▸ WHAT TO PRODUCE:
Write out every entry, unchanged. Skip any picture.

▸ DATASET CONTENT:
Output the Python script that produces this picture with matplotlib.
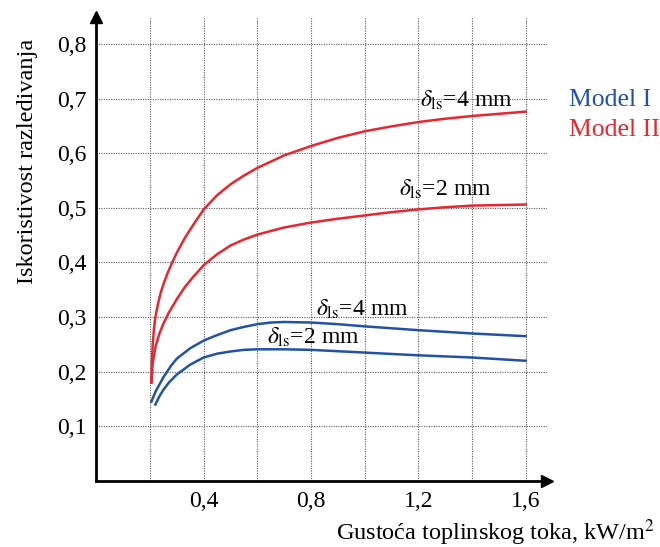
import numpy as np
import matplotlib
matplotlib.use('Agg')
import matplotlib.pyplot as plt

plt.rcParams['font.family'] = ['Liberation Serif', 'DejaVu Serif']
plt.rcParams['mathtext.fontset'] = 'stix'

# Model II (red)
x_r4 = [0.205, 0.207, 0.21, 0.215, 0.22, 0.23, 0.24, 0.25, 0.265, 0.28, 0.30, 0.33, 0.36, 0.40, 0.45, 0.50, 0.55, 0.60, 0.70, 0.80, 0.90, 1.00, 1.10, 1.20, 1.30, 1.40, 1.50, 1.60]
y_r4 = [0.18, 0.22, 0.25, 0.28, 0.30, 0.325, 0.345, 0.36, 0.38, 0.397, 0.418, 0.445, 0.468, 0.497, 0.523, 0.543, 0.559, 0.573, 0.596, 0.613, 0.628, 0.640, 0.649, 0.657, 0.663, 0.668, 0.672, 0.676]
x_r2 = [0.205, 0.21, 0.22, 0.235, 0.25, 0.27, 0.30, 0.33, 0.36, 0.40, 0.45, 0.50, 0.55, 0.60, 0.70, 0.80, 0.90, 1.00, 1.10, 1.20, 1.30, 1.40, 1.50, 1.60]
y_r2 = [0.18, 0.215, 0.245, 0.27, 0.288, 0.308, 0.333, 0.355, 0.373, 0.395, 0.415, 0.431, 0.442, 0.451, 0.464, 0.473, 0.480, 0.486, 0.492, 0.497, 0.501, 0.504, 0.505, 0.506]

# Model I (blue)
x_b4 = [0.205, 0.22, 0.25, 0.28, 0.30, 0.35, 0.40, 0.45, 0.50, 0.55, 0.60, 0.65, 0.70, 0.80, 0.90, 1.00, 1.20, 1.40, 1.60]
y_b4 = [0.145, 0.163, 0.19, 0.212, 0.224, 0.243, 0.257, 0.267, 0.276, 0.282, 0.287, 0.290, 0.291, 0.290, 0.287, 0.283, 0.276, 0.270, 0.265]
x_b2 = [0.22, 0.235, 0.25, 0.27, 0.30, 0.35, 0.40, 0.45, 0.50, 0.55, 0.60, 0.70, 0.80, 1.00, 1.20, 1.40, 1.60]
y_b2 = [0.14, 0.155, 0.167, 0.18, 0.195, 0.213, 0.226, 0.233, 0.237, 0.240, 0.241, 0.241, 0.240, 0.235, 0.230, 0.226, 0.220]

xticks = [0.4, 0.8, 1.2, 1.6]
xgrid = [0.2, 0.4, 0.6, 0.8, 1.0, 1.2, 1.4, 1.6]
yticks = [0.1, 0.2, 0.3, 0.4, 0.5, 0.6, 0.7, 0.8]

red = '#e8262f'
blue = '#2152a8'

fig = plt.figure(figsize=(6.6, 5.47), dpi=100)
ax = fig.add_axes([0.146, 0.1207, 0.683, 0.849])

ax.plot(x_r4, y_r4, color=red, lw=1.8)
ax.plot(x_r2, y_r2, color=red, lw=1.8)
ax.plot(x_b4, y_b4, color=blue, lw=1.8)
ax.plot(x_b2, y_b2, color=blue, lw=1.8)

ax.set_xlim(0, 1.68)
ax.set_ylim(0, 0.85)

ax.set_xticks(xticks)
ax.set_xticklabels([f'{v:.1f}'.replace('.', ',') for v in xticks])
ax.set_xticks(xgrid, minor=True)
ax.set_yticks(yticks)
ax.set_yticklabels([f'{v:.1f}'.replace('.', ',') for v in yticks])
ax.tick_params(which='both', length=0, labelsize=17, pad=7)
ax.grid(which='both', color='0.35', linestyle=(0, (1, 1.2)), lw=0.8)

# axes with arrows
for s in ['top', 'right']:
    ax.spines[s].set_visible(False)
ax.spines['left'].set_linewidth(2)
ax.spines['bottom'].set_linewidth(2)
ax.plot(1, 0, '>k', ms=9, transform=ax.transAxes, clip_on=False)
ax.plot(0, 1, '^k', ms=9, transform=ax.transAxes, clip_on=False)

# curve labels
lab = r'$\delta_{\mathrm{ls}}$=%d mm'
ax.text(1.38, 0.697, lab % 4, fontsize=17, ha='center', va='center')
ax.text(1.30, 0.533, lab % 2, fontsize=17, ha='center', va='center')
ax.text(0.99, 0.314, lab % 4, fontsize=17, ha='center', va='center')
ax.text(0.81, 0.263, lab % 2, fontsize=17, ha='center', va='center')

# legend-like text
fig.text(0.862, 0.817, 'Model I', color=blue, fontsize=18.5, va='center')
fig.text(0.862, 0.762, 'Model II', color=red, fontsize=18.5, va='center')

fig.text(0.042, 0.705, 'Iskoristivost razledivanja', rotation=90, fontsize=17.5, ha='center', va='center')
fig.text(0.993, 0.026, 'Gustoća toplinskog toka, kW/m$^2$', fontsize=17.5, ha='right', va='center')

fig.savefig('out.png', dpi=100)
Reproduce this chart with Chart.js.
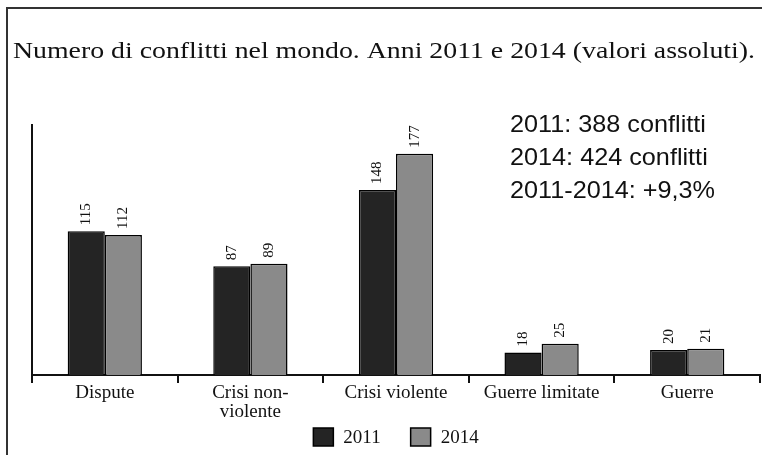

▸ OUTPUT BELOW:
Output the Python script that produces this picture with matplotlib.
import numpy as np
import matplotlib
matplotlib.use('Agg')
import matplotlib.pyplot as plt

plt.rcParams['font.family'] = ['Liberation Serif', 'DejaVu Serif']
plt.rcParams['mathtext.fontset'] = 'stix'

# Model II (red)
x_r4 = [0.205, 0.207, 0.21, 0.215, 0.22, 0.23, 0.24, 0.25, 0.265, 0.28, 0.30, 0.33, 0.36, 0.40, 0.45, 0.50, 0.55, 0.60, 0.70, 0.80, 0.90, 1.00, 1.10, 1.20, 1.30, 1.40, 1.50, 1.60]
y_r4 = [0.18, 0.22, 0.25, 0.28, 0.30, 0.325, 0.345, 0.36, 0.38, 0.397, 0.418, 0.445, 0.468, 0.497, 0.523, 0.543, 0.559, 0.573, 0.596, 0.613, 0.628, 0.640, 0.649, 0.657, 0.663, 0.668, 0.672, 0.676]
x_r2 = [0.205, 0.21, 0.22, 0.235, 0.25, 0.27, 0.30, 0.33, 0.36, 0.40, 0.45, 0.50, 0.55, 0.60, 0.70, 0.80, 0.90, 1.00, 1.10, 1.20, 1.30, 1.40, 1.50, 1.60]
y_r2 = [0.18, 0.215, 0.245, 0.27, 0.288, 0.308, 0.333, 0.355, 0.373, 0.395, 0.415, 0.431, 0.442, 0.451, 0.464, 0.473, 0.480, 0.486, 0.492, 0.497, 0.501, 0.504, 0.505, 0.506]

# Model I (blue)
x_b4 = [0.205, 0.22, 0.25, 0.28, 0.30, 0.35, 0.40, 0.45, 0.50, 0.55, 0.60, 0.65, 0.70, 0.80, 0.90, 1.00, 1.20, 1.40, 1.60]
y_b4 = [0.145, 0.163, 0.19, 0.212, 0.224, 0.243, 0.257, 0.267, 0.276, 0.282, 0.287, 0.290, 0.291, 0.290, 0.287, 0.283, 0.276, 0.270, 0.265]
x_b2 = [0.22, 0.235, 0.25, 0.27, 0.30, 0.35, 0.40, 0.45, 0.50, 0.55, 0.60, 0.70, 0.80, 1.00, 1.20, 1.40, 1.60]
y_b2 = [0.14, 0.155, 0.167, 0.18, 0.195, 0.213, 0.226, 0.233, 0.237, 0.240, 0.241, 0.241, 0.240, 0.235, 0.230, 0.226, 0.220]

xticks = [0.4, 0.8, 1.2, 1.6]
xgrid = [0.2, 0.4, 0.6, 0.8, 1.0, 1.2, 1.4, 1.6]
yticks = [0.1, 0.2, 0.3, 0.4, 0.5, 0.6, 0.7, 0.8]

red = '#e8262f'
blue = '#2152a8'

fig = plt.figure(figsize=(6.6, 5.47), dpi=100)
ax = fig.add_axes([0.146, 0.1207, 0.683, 0.849])

ax.plot(x_r4, y_r4, color=red, lw=1.8)
ax.plot(x_r2, y_r2, color=red, lw=1.8)
ax.plot(x_b4, y_b4, color=blue, lw=1.8)
ax.plot(x_b2, y_b2, color=blue, lw=1.8)

ax.set_xlim(0, 1.68)
ax.set_ylim(0, 0.85)

ax.set_xticks(xticks)
ax.set_xticklabels([f'{v:.1f}'.replace('.', ',') for v in xticks])
ax.set_xticks(xgrid, minor=True)
ax.set_yticks(yticks)
ax.set_yticklabels([f'{v:.1f}'.replace('.', ',') for v in yticks])
ax.tick_params(which='both', length=0, labelsize=17, pad=7)
ax.grid(which='both', color='0.35', linestyle=(0, (1, 1.2)), lw=0.8)

# axes with arrows
for s in ['top', 'right']:
    ax.spines[s].set_visible(False)
ax.spines['left'].set_linewidth(2)
ax.spines['bottom'].set_linewidth(2)
ax.plot(1, 0, '>k', ms=9, transform=ax.transAxes, clip_on=False)
ax.plot(0, 1, '^k', ms=9, transform=ax.transAxes, clip_on=False)

# curve labels
lab = r'$\delta_{\mathrm{ls}}$=%d mm'
ax.text(1.38, 0.697, lab % 4, fontsize=17, ha='center', va='center')
ax.text(1.30, 0.533, lab % 2, fontsize=17, ha='center', va='center')
ax.text(0.99, 0.314, lab % 4, fontsize=17, ha='center', va='center')
ax.text(0.81, 0.263, lab % 2, fontsize=17, ha='center', va='center')

# legend-like text
fig.text(0.862, 0.817, 'Model I', color=blue, fontsize=18.5, va='center')
fig.text(0.862, 0.762, 'Model II', color=red, fontsize=18.5, va='center')

fig.text(0.042, 0.705, 'Iskoristivost razledivanja', rotation=90, fontsize=17.5, ha='center', va='center')
fig.text(0.993, 0.026, 'Gustoća toplinskog toka, kW/m$^2$', fontsize=17.5, ha='right', va='center')

fig.savefig('out.png', dpi=100)
Reproduce this chart with Chart.js.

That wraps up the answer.